The very limiting thought that I had allowed to take shape in my head and outwardly spoken to a cherished friend, my husband and even my daughter was making itself so in my life because I had declared it as my experience. It didn’t have to be that way. I was even doing a number on myself thinking that I couldn’t connect to my books or any new books anymore because I was meant to be working on other writing projects or something along those lines…I just found all kinds of ways to support that limiting and somewhat destructive thought and it grew and became what seemed to be “real” to me.

Once I figured it out, the channel opened back up again and my goodness does it feel good. Anyone who knows me, knows I love sharing books. It’s kind of like wanting my friends to meet my other friends. All that fun has started again and it is so great. It’s funny, I used to insist that people should read this or that specific book, now I tend to send way too many books to others so they can choose the one for them and their own perfect timing, etc. It’s now like I want to share with them that connection that whispers to them and leads them to their perfect experience they’re meant to embrace. I no longer assume that through any one book they will have the same experience I had, I only love the idea of helping them find the perfect experience for them.

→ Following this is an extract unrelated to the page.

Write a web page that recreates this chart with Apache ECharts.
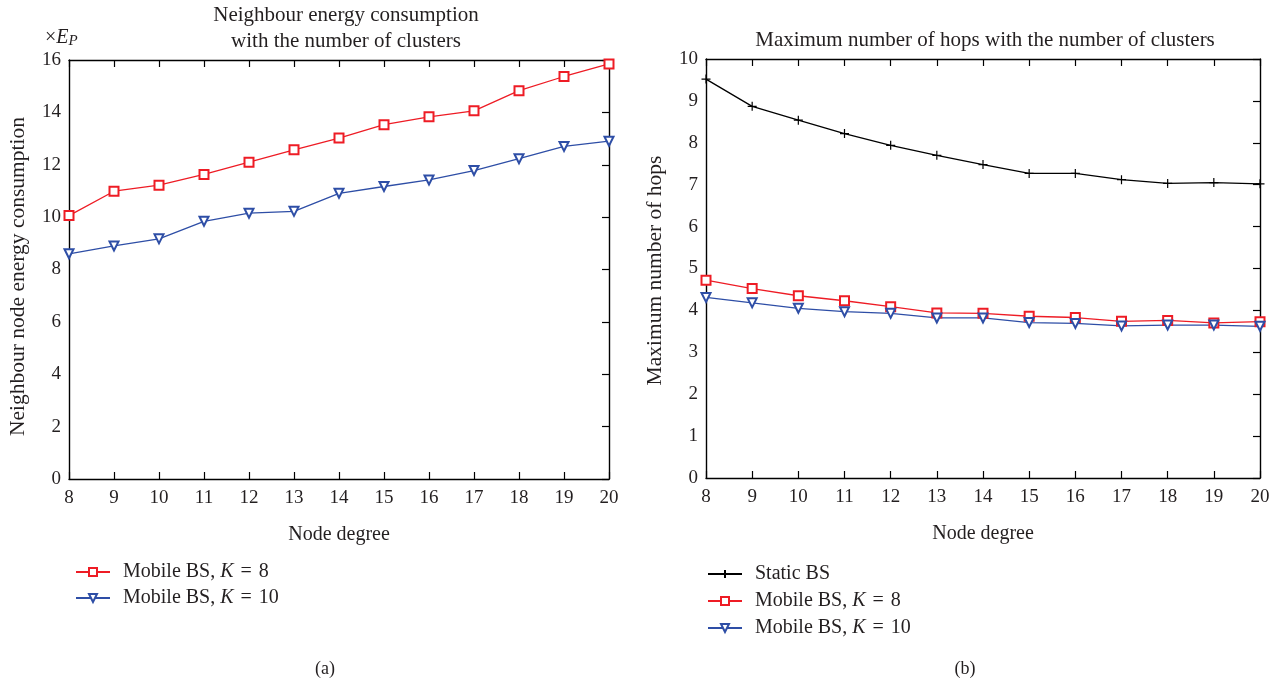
<!DOCTYPE html>
<html>
<head>
<meta charset="utf-8">
<script src="https://cdn.jsdelivr.net/npm/echarts@6/dist/echarts.min.js"></script>
<style>
  html, body { margin: 0; padding: 0; background: #fff; }
  #chart { width: 1278px; height: 687px; }
</style>
</head>
<body>
<div id="chart"></div>
<script>
// Node degree (x values shared by both panels)
const nodeDegree = [8, 9, 10, 11, 12, 13, 14, 15, 16, 17, 18, 19, 20];

// Panel (a): neighbour node energy consumption (x E_P)
const energyMobileK8  = [10.06, 10.99, 11.22, 11.63, 12.10, 12.57, 13.02, 13.53, 13.83, 14.06, 14.83, 15.37, 15.85];
const energyMobileK10 = [8.60, 8.90, 9.17, 9.84, 10.15, 10.22, 10.91, 11.17, 11.42, 11.78, 12.23, 12.70, 12.90];

// Panel (b): maximum number of hops
const hopsStatic     = [9.52, 8.87, 8.54, 8.22, 7.94, 7.70, 7.48, 7.27, 7.27, 7.12, 7.03, 7.05, 7.02];
const hopsMobileK8   = [4.72, 4.52, 4.35, 4.23, 4.09, 3.94, 3.93, 3.86, 3.83, 3.74, 3.76, 3.70, 3.73];
const hopsMobileK10  = [4.31, 4.18, 4.05, 3.97, 3.93, 3.82, 3.82, 3.71, 3.69, 3.63, 3.65, 3.65, 3.62];

const FONT = '"Liberation Serif", "DejaVu Serif", serif';
const TXT = '#231f20';
const RED = '#ee1c25';
const BLUE = '#2e4ea6';

const pairs = ys => nodeDegree.map((x, i) => [x, ys[i]]);

const TICK = { show: true, inside: true, length: 7, lineStyle: { color: '#000', width: 1.2 } };
const NO_TICK = { show: false };
const AXLINE = { show: true, onZero: false, lineStyle: { color: '#000', width: 1.4 } };

function xAxes(gridIndex) {
  return [
    {
      type: 'value', gridIndex, min: 8, max: 20, interval: 1, position: 'bottom',
      name: 'Node degree', nameLocation: 'middle', nameGap: 46,
      nameTextStyle: { fontFamily: FONT, fontSize: 20, color: TXT },
      axisLine: AXLINE, axisTick: TICK,
      axisLabel: { fontFamily: FONT, fontSize: 19, color: TXT, margin: 10 },
      splitLine: { show: false }
    },
    {
      type: 'value', gridIndex, min: 8, max: 20, interval: 1, position: 'top',
      axisLine: AXLINE, axisTick: TICK,
      axisLabel: { show: false },
      splitLine: { show: false }
    }
  ];
}

function yAxes(gridIndex, max, interval, name, namePad) {
  return [
    {
      type: 'value', gridIndex, min: 0, max, interval, position: 'left',
      name, nameLocation: 'middle', nameGap: 40,
      nameTextStyle: { fontFamily: FONT, fontSize: 21.5, color: TXT, padding: namePad },
      axisLine: AXLINE, axisTick: NO_TICK,
      axisLabel: { fontFamily: FONT, fontSize: 19, color: TXT, margin: 8 },
      splitLine: { show: false }
    },
    {
      type: 'value', gridIndex, min: 0, max, interval, position: 'right',
      axisLine: AXLINE, axisTick: TICK,
      axisLabel: { show: false },
      splitLine: { show: false }
    }
  ];
}

function lineSeries(name, data, xi, yi, color, symbol, rotate) {
  return {
    type: 'line', name, data: pairs(data),
    xAxisIndex: xi, yAxisIndex: yi,
    symbol, symbolSize: 9, symbolRotate: rotate || 0,
    showAllSymbol: true,
    lineStyle: { color, width: 1.3 },
    itemStyle: { color, borderColor: color, borderWidth: 1.2 },
    animation: false, z: 3
  };
}

const CROSS = 'path://M5,0 L5,10 M0,5 L10,5';

const legendRich = {
  e: { fontFamily: FONT, fontSize: 20, color: TXT, padding: [0, 7, 0, 7] },
  i: { fontFamily: FONT, fontSize: 20, fontStyle: 'italic', color: TXT }
};
const legendFormatter = n => n.trim().replace('K = ', '{i|K}{e|=}');

const legendBase = {
  orient: 'vertical', padding: 0,
  itemWidth: 34, itemHeight: 10, selectedMode: false,
  formatter: legendFormatter,
  textStyle: { fontFamily: FONT, fontSize: 20, color: TXT, rich: legendRich, padding: [0, 0, 0, 8] }
};

const chart = echarts.init(document.getElementById('chart'), null, { renderer: 'canvas' });

chart.setOption({
  backgroundColor: '#ffffff',
  animation: false,
  title: [
    {
      text: 'Neighbour energy consumption\nwith the number of clusters',
      left: 341, top: -3, textAlign: 'center',
      textStyle: { fontFamily: FONT, fontSize: 21, fontWeight: 'normal', color: TXT, lineHeight: 26 }
    },
    {
      text: 'Maximum number of hops with the number of clusters',
      left: 980, top: 25, textAlign: 'center',
      textStyle: { fontFamily: FONT, fontSize: 21, fontWeight: 'normal', color: TXT }
    },
    {
      text: '(a)', left: 320, top: 655, textAlign: 'center',
      textStyle: { fontFamily: FONT, fontSize: 18, fontWeight: 'normal', color: TXT }
    },
    {
      text: '(b)', left: 960, top: 655, textAlign: 'center',
      textStyle: { fontFamily: FONT, fontSize: 18, fontWeight: 'normal', color: TXT }
    }
  ],
  graphic: [
    {
      type: 'text', left: 45, top: 28,
      style: {
        text: '×{e|E}{p|P}',
        font: '20px ' + FONT, fill: TXT,
        rich: {
          e: { fontFamily: FONT, fontSize: 20, fontStyle: 'italic', fill: TXT, color: TXT },
          p: { fontFamily: FONT, fontSize: 15, fontStyle: 'italic', fill: TXT, color: TXT, padding: [7, 0, 0, 0] }
        }
      }
    }
  ],
  grid: [
    { left: 69, right: 669, top: 60, bottom: 208 },
    { left: 706, right: 18, top: 59, bottom: 209 }
  ],
  xAxis: [...xAxes(0), ...xAxes(1)],
  yAxis: [
    ...yAxes(0, 16, 2, 'Neighbour node energy consumption', [0, 14, 0, 0]),
    ...yAxes(1, 10, 1, 'Maximum number of hops', [0, 4, 0, 0])
  ],
  legend: [
    Object.assign({}, legendBase, {
      data: ['Mobile BS, K = 8 ', 'Mobile BS, K = 10 '],
      left: 75, top: 562, itemGap: 6
    }),
    Object.assign({}, legendBase, {
      data: ['Static BS', 'Mobile BS, K = 8', 'Mobile BS, K = 10'],
      left: 707, top: 564, itemGap: 7
    })
  ],
  series: [
    lineSeries('Mobile BS, K = 8 ', energyMobileK8, 0, 0, RED, 'emptyRect'),
    lineSeries('Mobile BS, K = 10 ', energyMobileK10, 0, 0, BLUE, 'emptyTriangle', 180),
    lineSeries('Static BS', hopsStatic, 2, 2, '#000', CROSS),
    lineSeries('Mobile BS, K = 8', hopsMobileK8, 2, 2, RED, 'emptyRect'),
    lineSeries('Mobile BS, K = 10', hopsMobileK10, 2, 2, BLUE, 'emptyTriangle', 180)
  ]
});
</script>
</body>
</html>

Thank goodness I also read a lot with the kids for homeschool and enjoyed a lot of our learning last year or else I would have gone completely mad. I may not have been hanging out with my best friends, but I was able to survive on other messages and at least learning something… Now that I’ve been open again to the messages that are coming my way through my favorite channel, the new books and old ones are working together with the educational things I enjoy with my kids. It is like everything I enjoyed before about this magical channel for me is now drawing sources from a million more places and the synchronicities are amazing me even more.

An interesting outcome from this experience is that I can now be blessed with multiple messages across a much larger number of sources. I used to kind of only want to read one thing at a time. I was pretty stubborn about this. Now, I have at least four different books going at the same time and the educational lessons on top of that. I let them speak to me more and tell me what the message for me that day is. I have embraced new types of literature and allowed old ones to be read in a different way. In one morning reading session, I often experience the craziest tingle of awe and gratitude and how magical our Universe is as three completely different books put a magical puzzle together before my eyes and delight my soul. It’s a lovely way to start the day!

I am also finding other ways to connect with different types of stories. I haven’t read much fiction in the past ten years having found my shelves overflowing with plenty of non-fiction that held my interest so firm. Now, I’m more open and can see that there are so many ways that storytelling takes shape from the depths of others’ souls that connect just as powerfully to my soul and are equally as “real” as any non-fiction that has been so powerful in my life in the past. The stories are opening my imagination and allowing more miracles to take shape in my life. They are in some ways bringing me back to Life a bit and expanding my horizon for the future.

I know that I held those limiting thoughts about my friends the books. I know that it blocked all that wanted to come through and bless me. I know I suffered in choosing that. I also know that the timing in all of it is perfect and I am now more open, more inspired, more grateful, more ready for a blessed future than ever. It All is perfect. It happens just as it should. All will be well. This opening I am feeling now makes me feel more ready to share from an even deeper level here in this space that has brought me such comfort, healing and hope. I plan to jump back into my writing here and allow myself to share more of my stories…always with the intention of bringing healing to the world through first healing myself and then hoping that can also bring love and healing to others.

Sending you peace, love, joy and gratitude. May you be blessed with all that inspires you and the courage to embrace it today and always.